Debt Profile As of March 31, 2012, HPH had $264 million in long term debt outstanding. The debt portfolio is conservative with only 19% in variable-rate demand bonds backed by a letter of credit (LOC) from JP Morgan Chase. The five-year LOC is expected to expire in 2016. HPH has $50 million notional amount of floating- to fixed-rate swaps outstanding. The negative mark-to-market valuation was $15.2 million as of May 31, 2012, requiring $12.2 million in collateral posting.
Debt ratios are moderate with maximum annual debt service (MADS) comprising 2.3% of total 2011 operating revenue. MADS coverage by EBITDA is very good at 4.6 times (x) in fiscals 2010 and 2011, and 5.3x through the nine months ended March 31, 2012.
Leadership Transition Fitch notes that a management succession plan is underway whereby HPH's current CEO will retire in 2015 and be replaced by the current chief operating officer, whose title is now President & CEO of Operations. Fitch believes that the transparency with which HPH is undertaking this leadership transition is a stabilizing force to HPH's future performance.

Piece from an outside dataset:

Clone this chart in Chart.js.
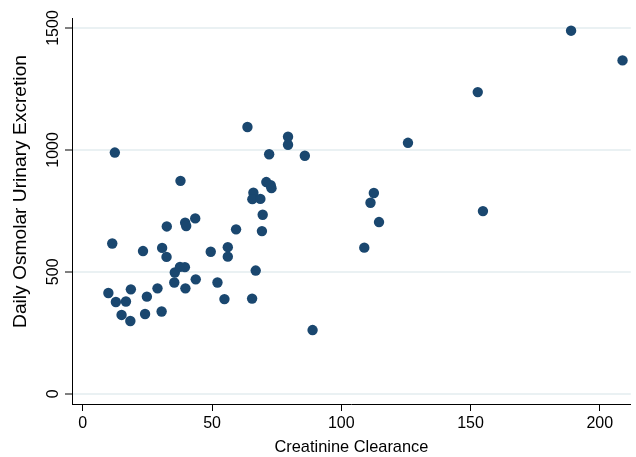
<!DOCTYPE html>
<html>
<head>
<meta charset="utf-8">
<script src="https://cdn.jsdelivr.net/npm/chart.js@4/dist/chart.umd.min.js"></script>
<style>
html,body{margin:0;padding:0;background:#fff;}
#wrap{width:636px;height:457px;position:relative;}
</style>
</head>
<body>
<div id="wrap"><canvas id="c" width="636" height="457"></canvas></div>
<script>
const xTitle = "Creatinine Clearance";
const yTitle = "Daily Osmolar Urinary Excretion";
const xTicks = [0, 50, 100, 150, 200];
const yTicks = [0, 500, 1000, 1500];

const clearance = [
  12.4, 63.7, 72.1, 37.8, 71.0, 72.7, 73.0, 66.0, 65.6, 68.7,
  69.6, 69.3, 32.5, 39.6, 40.0, 43.5, 59.3, 11.4, 23.3, 30.7,
  32.4, 49.5, 56.1, 56.1, 66.9, 35.6, 37.6, 39.5, 35.4, 39.7,
  43.7, 52.1, 54.8, 65.5, 9.9, 18.6, 28.9, 12.8, 16.7, 24.8,
  15.0, 18.4, 24.1, 30.5, 79.4, 79.4, 85.9, 88.9, 112.6, 111.3,
  114.6, 108.9, 188.9, 208.8, 152.8, 125.8, 154.8
];
const osmolar = [
  989, 1094, 982, 873, 868, 855, 843, 824, 798, 799,
  734, 667, 686, 701, 688, 719, 674, 616, 585, 598,
  561, 582, 601, 562, 505, 497, 520, 519, 456, 432,
  469, 456, 388, 390, 413, 428, 432, 376, 378, 398,
  323, 298, 327, 337, 1054, 1021, 976, 261, 823, 783,
  704, 599, 1489, 1367, 1237, 1029, 749
];

const points = clearance.map((x, i) => ({x: x, y: osmolar[i]}));

const FONT = "'Liberation Sans', Arial, Helvetica, sans-serif";
const TEXT = "#000000";

const yLabelPlugin = {
  id: 'yLabels',
  afterDraw(chart) {
    const ys = chart.scales.y;
    const ctx = chart.ctx;
    ctx.save();
    ctx.fillStyle = TEXT;
    ctx.font = "16px " + FONT;
    ctx.textAlign = 'center';
    ctx.textBaseline = 'middle';
    yTicks.forEach(v => {
      const py = ys.getPixelForValue(v);
      ctx.save();
      ctx.translate(53.5, py);
      ctx.rotate(-Math.PI / 2);
      ctx.fillText(String(v), 0, 0);
      ctx.restore();
    });
    // y axis title
    ctx.save();
    ctx.font = "18px " + FONT;
    ctx.translate(21.5, 191.5);
    ctx.rotate(-Math.PI / 2);
    ctx.scale(1.066, 1);
    ctx.fillText(yTitle, 0, 0);
    ctx.restore();
    ctx.restore();
  }
};

new Chart(document.getElementById('c'), {
  type: 'scatter',
  data: {
    datasets: [{
      data: points,
      backgroundColor: '#1a476f',
      borderColor: '#1a476f',
      borderWidth: 0,
      pointRadius: 5.2,
      pointHoverRadius: 5.2
    }]
  },
  options: {
    responsive: false,
    animation: false,
    devicePixelRatio: 1,
    layout: {padding: {left: 0, right: 4, top: 18, bottom: 0}},
    plugins: {legend: {display: false}, tooltip: {enabled: false}},
    scales: {
      x: {
        type: 'linear',
        min: -4.17,
        max: 212.0,
        afterBuildTicks: s => { s.ticks = xTicks.map(v => ({value: v})); },
        afterFit: s => { s.height = 53; },
        border: {display: true, color: '#000', width: 1},
        grid: {drawOnChartArea: false, drawTicks: true, tickLength: 7, tickColor: '#000', tickWidth: 1},
        ticks: {
          color: TEXT, padding: 3, maxRotation: 0, minRotation: 0, autoSkip: false,
          font: {family: FONT, size: 16}
        },
        title: {
          display: true, text: xTitle, color: TEXT,
          font: {family: FONT, size: 16.4}, padding: {top: 0, bottom: 0}
        }
      },
      y: {
        type: 'linear',
        min: -42.3,
        max: 1541,
        afterBuildTicks: s => { s.ticks = yTicks.map(v => ({value: v})); },
        afterFit: s => { s.width = 72; },
        border: {display: true, color: '#000', width: 1},
        grid: {color: '#eaf1f3', lineWidth: 2, drawTicks: true, tickLength: 7, tickColor: '#000', tickWidth: 1},
        ticks: {display: false},
        title: {display: false}
      }
    }
  },
  plugins: [yLabelPlugin]
});
</script>
</body>
</html>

Organization Hawai'i Pacific Health constitutes the largest healthcare provider system in the State of Hawaii and is a major employer in the State. The Health System includes four hospitals, three physician groups, and 49 outpatient clinics and service sites. It has approximately 5,500 employees, including more than 350 employed physicians, and is affiliated with nearly 1,300 private practice physicians. The four hospitals in the Health System have 553 licensed acute care beds and 76 bassinets with approximately 34,750 admissions annually. In fiscal year 2011, HPH reported $901.6 million in total revenue.
Disclosure HPH covenants to provide annual and quarterly disclosure through the Municipal Rule Making Board's EMMA system.
Fitch rates the Hawai'i Pacific Health revenue bonds 'A-':
- --$61.2 million revenue bonds, series 2010B;
- --$101.9 million revenue bonds, series 2010A;
- --$30 million revenue bonds, series 2004A;
- --$50 million revenue bonds, series 2004B underlying rating only (bonds are supported by a letter of credit);
- --$14.4 million revenue bonds, series 1998;
- --$11.7 million revenue bonds, series 1993.